Abstract

With the advancement of automobile industry, autonomous driving has become an integral component of contemporary vehicles. In this context, the 3D spatial perception of vehicles plays a crucial role. The complexity of 3D object detection dramatically increased due to the explosion of degrees-of-freedom for 3D bounding boxes. Therefore, current 3D detection algorithms struggle to achieve high accuracy and efficiency simultaneously. To address this problem, we introduce a single-stage, LiDAR-based, and efficiency–accuracy balanced 3D object detector named 6DoF-3D. The proposed network architecture comprises a backbone of CSPDarknet53, a multi-scale feature fusion neck, and a detection head.
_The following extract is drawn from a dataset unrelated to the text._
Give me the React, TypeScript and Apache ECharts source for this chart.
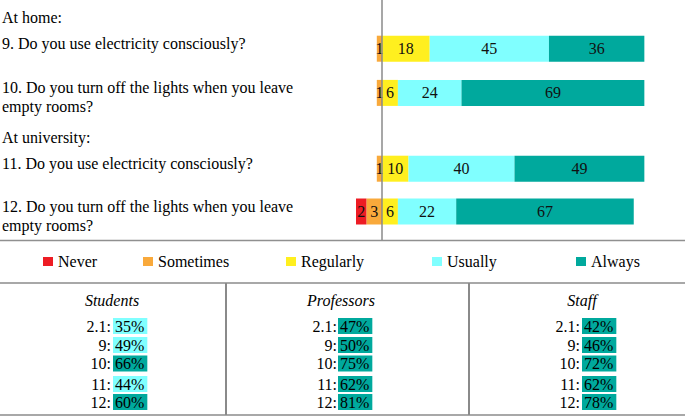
import React, { useEffect, useRef } from "react";
import * as echarts from "echarts";

// ---------- data ----------
const categories = ["Never", "Sometimes", "Regularly", "Usually", "Always"];
const categoryColors = ["#ED1C24", "#F9A93B", "#FFEF1F", "#80FFFF", "#00A99D"];

const groupTitles = ["At home:", "At university:"];
const questionIds = ["9", "10", "11", "12"];
const questionGroup = [0, 0, 1, 1];
const questionTexts = [
  "9. Do you use electricity consciously?",
  "10. Do you turn off the lights when you leave\nempty rooms?",
  "11. Do you use electricity consciously?",
  "12. Do you turn off the lights when you leave\nempty rooms?",
];

const never = [0, 0, 0, 2];
const sometimes = [1, 1, 1, 3];
const regularly = [18, 6, 10, 6];
const usually = [45, 24, 40, 22];
const always = [36, 69, 49, 67];

const tableGroups = ["Students", "Professors", "Staff"];
const tableRowLabels = ["2.1:", "9:", "10:", "11:", "12:"];
const studentsPct = [35, 49, 66, 44, 60];
const professorsPct = [47, 50, 75, 62, 81];
const staffPct = [42, 46, 72, 62, 78];
const studentsCat = ["Usually", "Usually", "Always", "Usually", "Always"];
const professorsCat = ["Always", "Always", "Always", "Always", "Always"];
const staffCat = ["Always", "Always", "Always", "Always", "Always"];

// ---------- layout / style ----------
const FONT = '"Liberation Serif", "Times New Roman", serif';
const ZERO_X = 382;
// the reference draws the negative side on a wider scale than the positive side
const NEG_MIN = -5;
const NEG_PX_PER_UNIT = 5.2;
const POS_MAX = 110;
const POS_PX_PER_UNIT = 2.65;
const gridBoxes = [
  { top: 26.6, height: 88.4 },
  { top: 147.3, height: 85.6 },
];
const legendLefts = [43, 143, 286, 432, 576];
const tableCols = [
  { center: 112, labelRight: 111, boxLeft: 113 },
  { center: 341, labelRight: 337, boxLeft: 338 },
  { center: 582, labelRight: 580, boxLeft: 582 },
];
const tableRowY = [326, 345, 363.5, 384, 402];

const colorOf = (name: string) => categoryColors[categories.indexOf(name)];

export default function App() {
  const ref = useRef<HTMLDivElement>(null);

  useEffect(() => {
    if (!ref.current) return;
    const chart = echarts.init(ref.current, null, { renderer: "svg" });

    const valuesByCat: Record<string, number[]> = {
      Never: never.map((v) => -v),
      Sometimes: sometimes.map((v) => -v),
      Regularly: regularly,
      Usually: usually,
      Always: always,
    };
    const sides = [
      { names: ["Sometimes", "Never"], min: NEG_MIN, max: 0, left: ZERO_X + NEG_MIN * NEG_PX_PER_UNIT, width: -NEG_MIN * NEG_PX_PER_UNIT },
      { names: ["Regularly", "Usually", "Always"], min: 0, max: POS_MAX, left: ZERO_X, width: POS_MAX * POS_PX_PER_UNIT },
    ];

    const grids: any[] = [];
    const xAxes: any[] = [];
    const yAxes: any[] = [];
    const series: any[] = [];
    groupTitles.forEach((_, g) => {
      const idx = questionIds.map((_, i) => i).filter((i) => questionGroup[i] === g);
      sides.forEach((side, s) => {
        const gi = grids.length;
        grids.push({ left: side.left, width: side.width, top: gridBoxes[g].top, height: gridBoxes[g].height });
        xAxes.push({ type: "value", gridIndex: gi, min: side.min, max: side.max, show: false });
        yAxes.push({
          type: "category",
          gridIndex: gi,
          inverse: true,
          show: false,
          data: idx.map((i) => questionIds[i]),
        });
        side.names.forEach((name) => {
          series.push({
            name,
            type: "bar",
            xAxisIndex: gi,
            yAxisIndex: gi,
            stack: "s" + gi,
            barWidth: 26,
            itemStyle: { color: colorOf(name) },
            label: {
              show: true,
              position: "inside",
              color: "#111",
              fontFamily: FONT,
              fontSize: 16,
              formatter: (p: any) => String(Math.abs(p.value)),
            },
            data: idx.map((i) => {
              const v = valuesByCat[name][i];
              return v === 0 ? null : v;
            }),
          });
        });
      });
    });

    chart.setOption({
      animation: false,
      grid: grids,
      xAxis: xAxes,
      yAxis: yAxes,
      legend: categories.map((name, i) => ({
        data: [name],
        left: legendLefts[i],
        top: 253,
        padding: 0,
        itemWidth: 10,
        itemHeight: 9,
        icon: "rect",
        selectedMode: false,
        textStyle: { fontFamily: FONT, fontSize: 16, color: "#000", lineHeight: 17 },
      })),
      series,
    });

    // positions derived from the chart's own scales
    const x0 = chart.convertToPixel({ xAxisIndex: 1 }, 0) as number;
    const rowY = questionIds.map(
      (id, i) => chart.convertToPixel({ yAxisIndex: questionGroup[i] * 2 + 1 }, id) as number
    );

    const graphic: any[] = [];
    graphic.push({
      type: "line",
      shape: { x1: x0, y1: 0, x2: x0, y2: 240 },
      style: { stroke: "#8a8a8a", lineWidth: 1.5 },
      z: 10,
    });
    graphic.push({
      type: "line",
      shape: { x1: 0, y1: 240.5, x2: 685, y2: 240.5 },
      style: { stroke: "#909090", lineWidth: 1.5 },
    });
    graphic.push({
      type: "line",
      shape: { x1: 0, y1: 283, x2: 685, y2: 283 },
      style: { stroke: "#a8a8a8", lineWidth: 2 },
    });
    graphic.push({
      type: "line",
      shape: { x1: 0, y1: 415, x2: 685, y2: 415 },
      style: { stroke: "#a8a8a8", lineWidth: 2 },
    });
    [226, 469].forEach((x) =>
      graphic.push({
        type: "line",
        shape: { x1: x, y1: 283, x2: x, y2: 415 },
        style: { stroke: "#8a8a8a", lineWidth: 2 },
      })
    );
    groupTitles.forEach((t, g) => {
      const first = questionGroup.indexOf(g);
      graphic.push({
        type: "text",
        x: 2,
        y: rowY[first] - 31.5,
        style: {
          text: t,
          font: `16px ${FONT}`,
          fill: "#000",
          textAlign: "left",
          textVerticalAlign: "middle",
        },
      });
    });
    questionTexts.forEach((t, i) => {
      graphic.push({
        type: "text",
        x: 2,
        y: rowY[i] - 15,
        style: {
          text: t,
          font: `16px ${FONT}`,
          lineHeight: 19,
          fill: "#000",
          textAlign: "left",
          textVerticalAlign: "top",
        },
      });
    });
    const pcts = [studentsPct, professorsPct, staffPct];
    const cats = [studentsCat, professorsCat, staffCat];
    tableGroups.forEach((name, c) => {
      const col = tableCols[c];
      graphic.push({
        type: "text",
        x: col.center,
        y: 300,
        style: {
          text: name,
          font: `italic 16px ${FONT}`,
          fill: "#000",
          textAlign: "center",
          textVerticalAlign: "middle",
        },
      });
      tableRowLabels.forEach((lab, r) => {
        graphic.push({
          type: "text",
          x: col.labelRight,
          y: tableRowY[r],
          style: {
            text: lab,
            font: `16px ${FONT}`,
            fill: "#000",
            textAlign: "right",
            textVerticalAlign: "middle",
          },
        });
        graphic.push({
          type: "text",
          x: col.boxLeft,
          y: tableRowY[r],
          style: {
            text: pcts[c][r] + "%",
            font: `16px ${FONT}`,
            lineHeight: 16,
            fill: "#000",
            textAlign: "left",
            textVerticalAlign: "middle",
            backgroundColor: colorOf(cats[c][r]),
            padding: [0, 3, 0, 2],
          },
        });
      });
    });

    chart.setOption({ graphic });

    return () => chart.dispose();
  }, []);

  return (
    <div
      ref={ref}
      style={{ position: "fixed", left: 0, top: 0, width: 685, height: 417, background: "#fff" }}
    />
  );
}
We transform 3D point clouds into pseudo-images, with critical spatial features retained. 6DoF-3D presents a novel encoding strategy to prune the redundant degree-of-freedom in 3D detection, resulting in a lightweight network architecture. We put forward a 2.5D Euler-Region-Proposal network for precise classification and regression of 2.5D bounding boxes. The pruned dimension is compensated with a geometric transformation decoder. Extensive experiments conducted on the KITTI dataset demonstrate that 6DoF-3D achieves state-of-the-art accuracy of 89.62% for 3D car detection at the moderate level. Additionally, the mean average precision reaches 66.72% at the while maintaining a real-time performance of 33.21 FPS for cars, pedestrians, and cyclists.